Sometime, over the last year (overscheduled and too little time alone and failing classes en masse) or maybe over the summer (the painstaking battle of learning how to drive and working childcare again and not being where I meant to be) I lost the gentle, unassuming rhythms of happiness.
I’d forgotten how, when you’re happy, it doesn’t settle on you all at once or shine through your windows when you wake up in the morning.
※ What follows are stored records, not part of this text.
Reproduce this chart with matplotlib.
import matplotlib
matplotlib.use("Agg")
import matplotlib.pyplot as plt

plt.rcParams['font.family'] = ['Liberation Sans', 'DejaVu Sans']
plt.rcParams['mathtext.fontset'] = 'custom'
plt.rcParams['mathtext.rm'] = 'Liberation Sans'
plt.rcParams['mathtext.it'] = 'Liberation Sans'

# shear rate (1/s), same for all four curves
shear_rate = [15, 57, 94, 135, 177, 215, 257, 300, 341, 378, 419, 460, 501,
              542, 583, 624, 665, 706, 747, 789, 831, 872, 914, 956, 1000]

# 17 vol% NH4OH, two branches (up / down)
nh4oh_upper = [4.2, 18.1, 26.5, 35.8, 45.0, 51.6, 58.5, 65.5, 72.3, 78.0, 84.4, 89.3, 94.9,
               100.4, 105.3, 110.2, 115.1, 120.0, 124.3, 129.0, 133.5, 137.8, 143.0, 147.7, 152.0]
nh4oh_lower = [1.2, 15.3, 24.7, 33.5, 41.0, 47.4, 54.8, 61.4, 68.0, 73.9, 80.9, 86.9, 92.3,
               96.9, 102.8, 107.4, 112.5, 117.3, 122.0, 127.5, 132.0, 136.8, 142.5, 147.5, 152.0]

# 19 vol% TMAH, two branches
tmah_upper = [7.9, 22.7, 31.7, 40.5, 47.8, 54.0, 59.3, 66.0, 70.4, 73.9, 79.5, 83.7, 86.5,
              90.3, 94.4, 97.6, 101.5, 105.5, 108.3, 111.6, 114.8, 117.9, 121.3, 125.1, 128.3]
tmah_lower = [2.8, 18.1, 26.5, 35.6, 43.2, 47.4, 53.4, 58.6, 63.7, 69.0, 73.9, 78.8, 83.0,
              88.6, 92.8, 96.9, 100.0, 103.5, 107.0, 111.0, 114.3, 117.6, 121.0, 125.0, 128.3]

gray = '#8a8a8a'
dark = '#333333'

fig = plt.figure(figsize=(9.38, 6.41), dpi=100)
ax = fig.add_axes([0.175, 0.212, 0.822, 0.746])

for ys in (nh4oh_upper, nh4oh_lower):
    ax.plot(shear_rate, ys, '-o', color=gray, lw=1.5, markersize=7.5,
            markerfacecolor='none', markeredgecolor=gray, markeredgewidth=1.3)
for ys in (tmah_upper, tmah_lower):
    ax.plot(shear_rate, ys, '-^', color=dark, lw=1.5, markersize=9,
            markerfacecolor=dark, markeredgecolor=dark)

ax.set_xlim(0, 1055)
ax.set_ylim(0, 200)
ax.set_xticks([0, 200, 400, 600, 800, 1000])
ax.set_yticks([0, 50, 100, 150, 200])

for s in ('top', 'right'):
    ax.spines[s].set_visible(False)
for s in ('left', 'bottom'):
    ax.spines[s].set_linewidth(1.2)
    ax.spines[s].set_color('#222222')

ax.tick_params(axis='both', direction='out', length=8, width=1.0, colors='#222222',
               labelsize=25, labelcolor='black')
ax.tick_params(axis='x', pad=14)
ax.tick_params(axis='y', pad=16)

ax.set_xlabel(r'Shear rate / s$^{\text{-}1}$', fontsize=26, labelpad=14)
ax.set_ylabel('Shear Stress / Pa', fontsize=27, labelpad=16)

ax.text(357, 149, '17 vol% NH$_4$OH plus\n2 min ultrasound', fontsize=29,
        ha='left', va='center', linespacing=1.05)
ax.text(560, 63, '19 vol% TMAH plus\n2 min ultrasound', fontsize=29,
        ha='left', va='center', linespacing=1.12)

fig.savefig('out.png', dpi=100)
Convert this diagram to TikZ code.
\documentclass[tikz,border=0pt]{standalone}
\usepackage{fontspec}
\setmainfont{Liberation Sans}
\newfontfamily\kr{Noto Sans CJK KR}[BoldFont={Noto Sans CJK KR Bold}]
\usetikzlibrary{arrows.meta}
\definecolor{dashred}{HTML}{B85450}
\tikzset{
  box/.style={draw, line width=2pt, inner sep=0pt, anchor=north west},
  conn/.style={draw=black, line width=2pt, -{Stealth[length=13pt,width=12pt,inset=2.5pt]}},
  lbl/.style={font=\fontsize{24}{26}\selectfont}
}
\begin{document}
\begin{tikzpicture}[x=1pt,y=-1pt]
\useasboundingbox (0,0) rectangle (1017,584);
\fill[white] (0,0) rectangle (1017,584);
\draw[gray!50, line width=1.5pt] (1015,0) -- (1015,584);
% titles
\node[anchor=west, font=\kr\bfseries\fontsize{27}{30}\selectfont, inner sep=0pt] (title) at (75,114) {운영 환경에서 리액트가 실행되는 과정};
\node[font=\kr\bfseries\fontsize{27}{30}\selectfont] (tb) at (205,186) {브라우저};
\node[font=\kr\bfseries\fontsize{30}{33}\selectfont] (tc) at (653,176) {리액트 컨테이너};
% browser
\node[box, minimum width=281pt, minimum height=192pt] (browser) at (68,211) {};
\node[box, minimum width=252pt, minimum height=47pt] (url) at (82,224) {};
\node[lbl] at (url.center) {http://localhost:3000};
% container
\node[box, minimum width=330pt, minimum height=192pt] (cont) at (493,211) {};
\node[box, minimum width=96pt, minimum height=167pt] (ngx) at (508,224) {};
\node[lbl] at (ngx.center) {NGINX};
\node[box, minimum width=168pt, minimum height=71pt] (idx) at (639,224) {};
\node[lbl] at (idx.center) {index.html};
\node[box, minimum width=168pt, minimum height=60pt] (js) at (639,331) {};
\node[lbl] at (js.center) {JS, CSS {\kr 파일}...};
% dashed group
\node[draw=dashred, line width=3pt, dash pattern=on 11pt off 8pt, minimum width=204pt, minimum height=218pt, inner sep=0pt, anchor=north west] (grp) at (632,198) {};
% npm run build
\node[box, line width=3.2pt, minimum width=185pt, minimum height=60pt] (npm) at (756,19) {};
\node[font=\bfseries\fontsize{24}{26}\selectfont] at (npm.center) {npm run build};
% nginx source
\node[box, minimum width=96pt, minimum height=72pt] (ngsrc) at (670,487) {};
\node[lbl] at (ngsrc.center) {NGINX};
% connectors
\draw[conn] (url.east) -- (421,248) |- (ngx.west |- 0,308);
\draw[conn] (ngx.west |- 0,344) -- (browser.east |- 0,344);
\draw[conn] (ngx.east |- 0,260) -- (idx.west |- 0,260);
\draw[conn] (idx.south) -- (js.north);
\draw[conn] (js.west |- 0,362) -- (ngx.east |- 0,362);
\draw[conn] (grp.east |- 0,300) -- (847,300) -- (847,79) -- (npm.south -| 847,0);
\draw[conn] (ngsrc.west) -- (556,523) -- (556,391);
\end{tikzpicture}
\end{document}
How instead, all your inconsequential, nothing-special moments start feeling like they’ve been ripped from a book or unwound from a movie reel.
Like when I was sitting on my porch drinking wine and talking, talking too loud, the conversation floating into the neighborhood and waking up my neighbors — that was happiness.
And when I was steering my new-old car through twisting mountain roads, and the perfect song came on my iTunes, and I sang that song to those mountains that keep calling me home, too — that was happiness.
And it was happiness when I was stopped in the driveway outside my house, not ready to go inside because another perfect song was on the radio, and I was looking at the “118” outside our door and thinking of how I’m going to be sad and confused and happy and alive here at 118 Margot.
I’m going to be happy here.
“Actual happiness always looks pretty squalid in comparison with the overcompensations for misery. And, of course, stability isn’t nearly so spectacular as instability. And being contented has none of the glamour of a good fight against misfortune, none of the picturesqueness of a struggle with temptation, or a fatal overthrow by passion or doubt. Happiness is never grand.”